The March on Washington, he noted, was actually officially named the “March on Washington for Jobs and Freedom. This effort to engage in economics is within the fabric of all of King’s work. One of the questions that Dr. Jackson has asked us to think about is what are the lessons we can take away from the Poor People’s Campaign. One is that we need an honest assessment of the history. As historians on this panel, I think we can all agree that King’s Legacy is used in ways that are rather despicable at times.”

Andy Eisen, PhD

During the time of the Selma to Montgomery marches in 1965, King “writes a number of colleges here in the South, including Stetson, asking for contributions, asking for folks to get involved,” Eisen said. “And the student senate at Stetson, after some debate, writes him a telegram, condemning King for allowing violence within the Civil Rights Movement. There’s some debate about this. It’s unclear exactly how many folks sided with this, but as a body the senate writes this letter to the campaign, representing Stetson University and condemning King’s actions.
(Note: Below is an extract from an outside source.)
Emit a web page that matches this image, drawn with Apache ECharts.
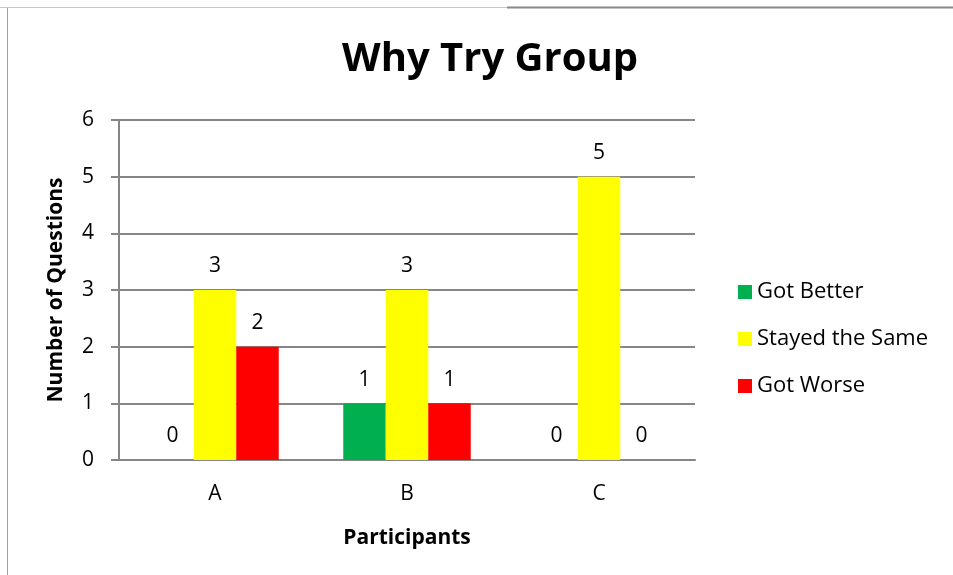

“When we talk about where do we go from here, what lessons do we take away – I think the first thing is we need to be honest about where we are at. We need to be honest about our institutions. We need to be honest about the violence that they upheld, of ways in which students contributed to it.”

Trent said elements of the Poor People’s Campaign “are active today,” citing William J. Barber II, a Protestant minister and co-chair of the Poor People’s Campaign: A National Call for Moral Revival.

“There are very conscious efforts to galvanize support across the country regarding poverty,” Trent added. “It’s not just around workers’ rights – it’s around healthcare rights, access to good jobs, access to quality water.”

A woman sits between makeshift tents, 1968
Woman between tents, Resurrection City, Washington, D.C., 1968, by Robert Houston is part of the exhibition, “City of Hope: Resurrection City and the 1968 Poor People’s Campaign.”

Garrett-Scott said the 1968 Poor People’s Campaign should be measured “in terms other than legislation being passed,” an idea that also was voiced by Eisen: “If we look at the Poor People’s Campaign, we may say these policies didn’t change. But look at all these folks who went back to their home towns and were active for the rest of their lives. Look at the folks who learned how to resist.”

Picture of Sharmaine Jackson, PhD, JD
Sharmaine Jackson, PhD, JD

Jackson, an assistant professor of sociology, opened the panel discussion by stating the Poor People’s Campaign “was a movement that was created with the idea of how do we mobilize and make visible the invisible.”

In a post-panel interview, Jackson said, “One of the things I teach is how social structures create social forces, which in turn generate pressures that encourage us toward certain types of behaviors or prevent us from taking action. However, these structures and forces are not always visible or obvious.

“I try to make visible how the world works. People might say we know there is racism, but it’s a bit of an abstract concept. I find it more useful to take something abstract and make it much more concrete. That is, to think about how these ideas impact people’s lives. So, in thinking about racism, there are social forces shaping the choices, outcomes and qualities that all people regardless of race can benefit from learning about. 

“There are lots of stories that don’t get told – that’s another form of invisibility. For me, all of this is about trying to create a much more holistic, healthy society. That is, one that is much more harmonious and that makes space for all kinds of people and experiences,” she said.

Jackson said a video of the panel discussion will soon be available on YouTube.